Das endgültige Strafmaß ist abhängig von der hinterzogenen Summe. Einer Richtlinie des BGH zufolge zieht eine Steuerhinterziehung von über einer Million Euro automatisch eine Gefängnisstrafe ohne Bewährung nach sich. Doch bislang ist die Höhe der von Hoeneß hinterzogenen Summe nicht klar. Einem Bericht des "Spiegel" von Mitte Juli zufolge hat Hoeneß in seiner Selbstanzeige eingestanden, rund 3,2 Millionen Euro nicht versteuert zu haben.

Diese Summe könnte aufgrund der Verjährungsfrist von fünf Jahren jedoch auf 900.000 Euro sinken.

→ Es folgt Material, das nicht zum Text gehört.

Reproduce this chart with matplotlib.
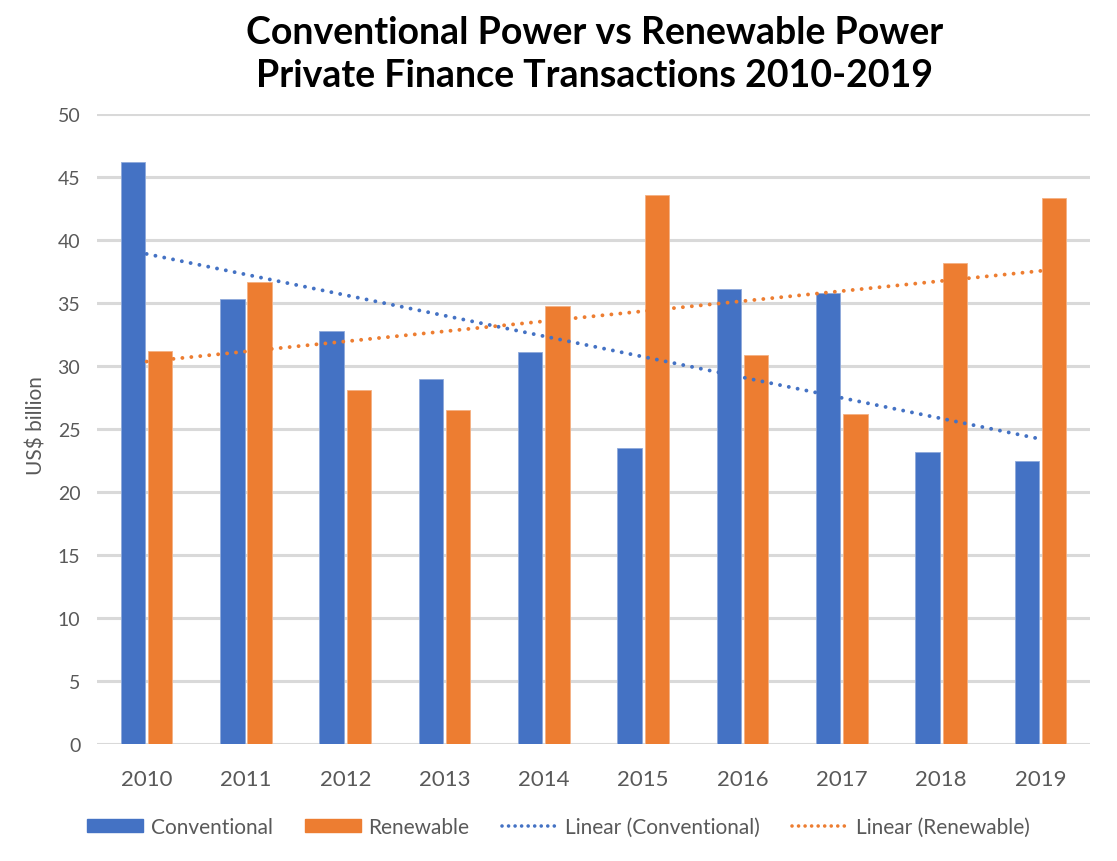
import numpy as np
import matplotlib
matplotlib.use("Agg")
import matplotlib.pyplot as plt
from matplotlib.patches import Patch
from matplotlib.lines import Line2D

years = ["2010", "2011", "2012", "2013", "2014", "2015", "2016", "2017", "2018", "2019"]
conventional = [46.2, 35.3, 32.8, 29.0, 31.1, 23.5, 36.1, 35.8, 23.2, 22.5]
renewable = [31.2, 36.7, 28.1, 26.5, 34.8, 43.6, 30.9, 26.2, 38.2, 43.3]
yticks = [0, 5, 10, 15, 20, 25, 30, 35, 40, 45, 50]

BLUE = "#4472C4"
ORANGE = "#ED7D31"
GRID = "#D9D9D9"
TXT = "#595959"
FONT = "Lato"

plt.rcParams["font.family"] = [FONT, "DejaVu Sans"]

fig = plt.figure(figsize=(11.17, 8.62), dpi=100)
ax = fig.add_axes([0.0868, 0.1357, 0.976 - 0.0868, 0.8666 - 0.1357])

x = np.arange(len(years))
w = 0.245
off = 0.137
ax.bar(x - off, conventional, width=w, color=BLUE, edgecolor="#8EA9DB", linewidth=0.6, zorder=3)
ax.bar(x + off, renewable, width=w, color=ORANGE, edgecolor="#F4B183", linewidth=0.6, zorder=3)

dot_ls = (0, (0.01, 2.3))
for vals, col in [(conventional, BLUE), (renewable, ORANGE)]:
    k, b = np.polyfit(x, vals, 1)
    ax.plot(x, k * x + b, color=col, lw=2.8, linestyle=dot_ls,
            dash_capstyle="round", zorder=4)

ax.set_xlim(-0.5, len(years) - 0.5)
ax.set_ylim(0, 50)
ax.set_yticks(yticks)
ax.set_xticks(x)
ax.set_xticklabels(years, fontsize=16, color=TXT)
ax.tick_params(axis="y", labelsize=14, labelcolor=TXT, length=0, pad=12)
ax.tick_params(axis="x", length=0, pad=18)
for s in ax.spines.values():
    s.set_visible(False)
ax.yaxis.grid(True, color=GRID, lw=2.2, zorder=0)
ax.set_axisbelow(True)

fig.text(0.033, 0.5058, "US$ billion", rotation=90, fontsize=15, color=TXT,
         ha="center", va="center")

fig.text(0.532, 0.937, "Conventional Power vs Renewable Power\nPrivate Finance Transactions 2010-2019",
         ha="center", va="center", fontsize=27, fontweight="bold", color="black",
         linespacing=1.32)

handles = [
    Patch(facecolor=BLUE, edgecolor=BLUE),
    Patch(facecolor=ORANGE, edgecolor=ORANGE),
    Line2D([0], [0], color=BLUE, lw=2.6, linestyle=(0, (0.01, 1.8)), dash_capstyle="round"),
    Line2D([0], [0], color=ORANGE, lw=2.6, linestyle=(0, (0.01, 1.8)), dash_capstyle="round"),
]
labels = ["Conventional", "Renewable", "Linear (Conventional)", "Linear (Renewable)"]
leg = fig.legend(handles, labels, loc="center", bbox_to_anchor=(0.5, 1 - 828 / 862),
                 ncol=4, frameon=False, fontsize=15, handlelength=2.7, handleheight=0.6,
                 handletextpad=0.35, columnspacing=1.55)
for t in leg.get_texts():
    t.set_color(TXT)

fig.savefig("out.png", dpi=100)
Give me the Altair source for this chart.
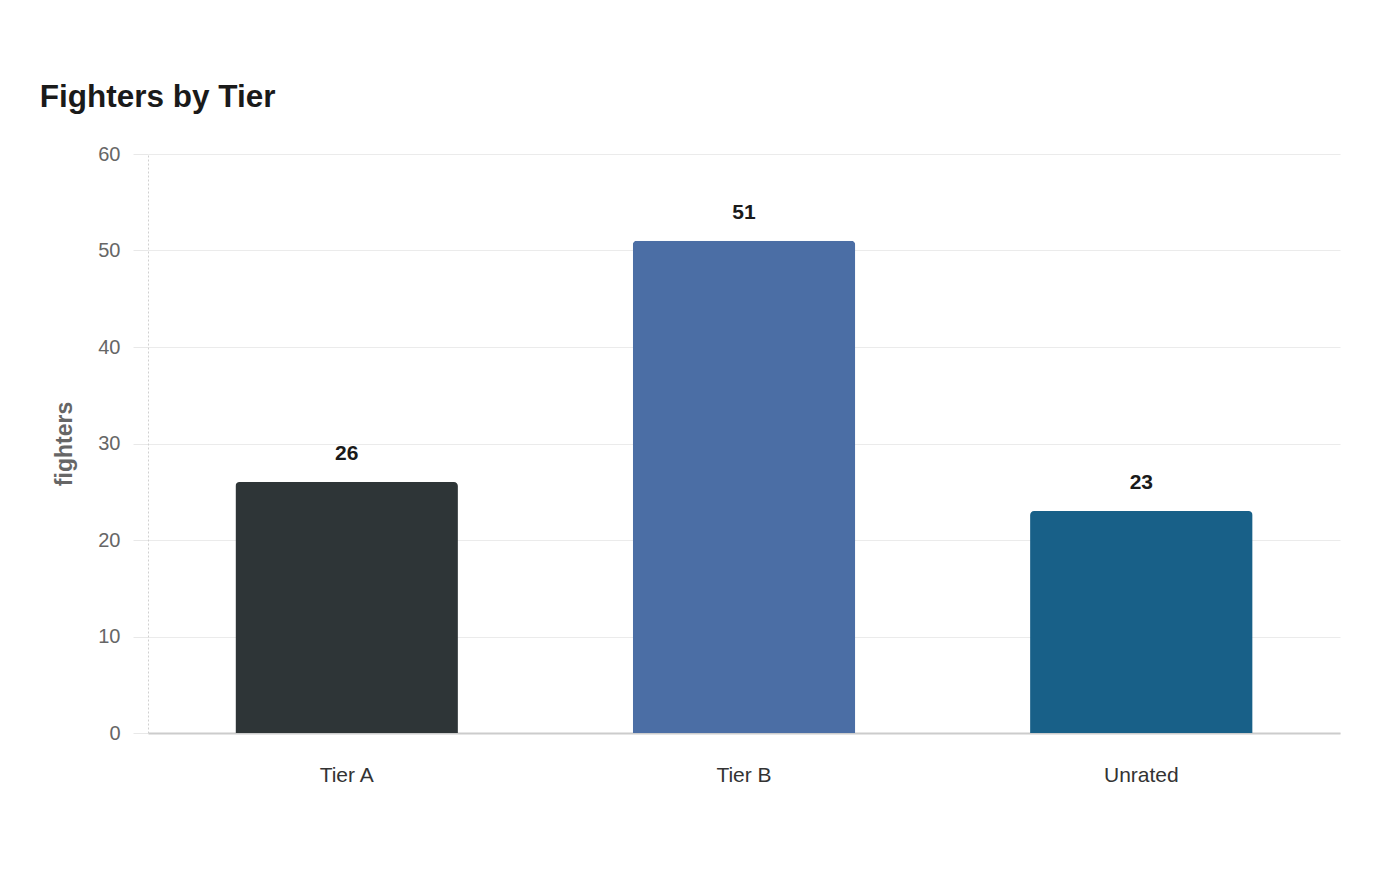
import altair as alt
import pandas as pd

tiers = ["Tier A", "Tier B", "Unrated"]
fighters = [26, 51, 23]
colors = ["#2e3537", "#4b6ea5", "#186088"]

df = pd.DataFrame({"tier": tiers, "fighters": fighters})

base = alt.Chart(df).encode(
    x=alt.X("tier:N", sort=tiers, title=None,
            scale=alt.Scale(paddingInner=0.44, paddingOuter=0.22),
            axis=alt.Axis(labelAngle=0, labelFontSize=21, labelColor="#333333",
                          labelFont="Liberation Sans", ticks=False, labelPadding=31,
                          domainColor="#cccccc", domainWidth=2, grid=False)),
    y=alt.Y("fighters:Q", title="fighters",
            scale=alt.Scale(domain=[0, 60]),
            axis=alt.Axis(values=[0, 10, 20, 30, 40, 50, 60], labelFontSize=20,
                          labelColor="#666666", labelFont="Liberation Sans",
                          tickSize=15, tickColor="#e8e8e8", labelPadding=13,
                          gridColor="#ebebeb", domainColor="#d0d0d0",
                          domainDash=[2, 2], titleFontSize=23, titleFont="Liberation Sans",
                          titleFontWeight="bold", titleColor="#666666", titlePadding=21)),
)

bars = base.mark_bar(cornerRadiusTopLeft=4, cornerRadiusTopRight=4).encode(
    color=alt.Color("tier:N", scale=alt.Scale(domain=tiers, range=colors), legend=None)
)

labels = base.mark_text(baseline="bottom", dy=-18, fontSize=21, fontWeight="bold",
                        font="Liberation Sans", color="#1a1a1a").encode(
    text="fighters:Q"
)

chart = (bars + labels).properties(
    width=1192, height=579,
    background="white",
    title=alt.TitleParams("Fighters by Tier", anchor="start", fontSize=31.5,
                          font="Liberation Sans", fontWeight="bold", color="#1a1a1a",
                          dx=-14, offset=31),
    autosize=alt.AutoSizeParams(type="none"),
    padding={"left": 148, "top": 154, "right": 60, "bottom": 147},
).configure_view(strokeWidth=0, stroke=None)

chart.save("out.html", embed_options={"renderer": "svg", "actions": False})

Laut "Spiegel" will die Staatsanwaltschaft demnach eine Verurteilung zu zwei Jahren Haft auf Bewährung beantragen. Hinzu kommen soll eine Geldstrafe von 720 Tagessätzen. Das entspricht einer weiteren Freiheitsstrafe von zwei Jahren. Da die Strafe jedoch insgesamt geteilt werden kann, müsste Hoeneß nicht ins Gefängnis.

Was sagt der FC Bayern, was sagt Uli Hoeneß?

Beim nach ihm benannten Uli-Hoeneß-Cup hatte sich der 61-Jährige noch zuversichtlich gezeigt. "Ich habe wie 48.000 andere Deutsche eine Selbstanzeige gestellt und wüsste nicht, warum meine nicht gültig sein sollte." Nun wird wieder geschwiegen, weder der Verteidiger von Uli Hoeneß, Dr. Werner Leitner, noch er selbst haben sich zur Anklageerhebung geäußert. Auch die Vereinsverantwortlichen sowie der Aufsichtsrat der FC Bayern AG, der über eine mögliche Absetzung von Hoeneß als Präsident entscheiden müsste, haben bisher einen Kommentar abgegeben.

Adidas-Chef Herbert Hainer, stellvertretender Vorsitzender des Aufsichtsrates, hat Uli Hoeneß Mitte Juni in einem Interview des Magazins "Focus" verteidigt. Er forderte, dem Bayern-Präsidenten "eine zweite Chance" zu geben, "denn es gebe keinen Besseren für diese Position". Der fränkische Sportartikelhersteller ist gleichzeitig Anteilseigner der FC Bayern AG.

Muss Hoeneß als Präsident zurücktreten?

Zugleich verteidigte Hainer das deutliche 8:0-Voting für das Festhalten an Hoeneß aus der Aufsichtsrat-Abstimmung Anfang Mai. Zuvor hatte der Präsident angeboten, sein Amt als Vorsitzender des neunköpfigen Kontrollgremiums ruhen zu lassen, bis die Behörden über seine Selbstanzeige entschieden haben: es könne "immer noch sein, dass er strafbefreit wird", sagte Hainer damals.

Im Umkehrschluss heißt das aber wohl auch, dass Hoeneß im Falle einer Verurteilung als Aufsichtsratschef der FC Bayern AG nicht mehr tragbar ist. Doch soweit ist es noch nicht – und bis dahin "gilt weiterhin die Unschuldsvermutung und es kann auch einen Freispruch geben", gibt der Anwalt und Steuerexperte Hansen auf "Focus Online" zu Bedenken. Fest steht nur: Der Fall Uli Hoeneß wird weiterhin für Schlagzeilen und hitzige Debatten sorgen.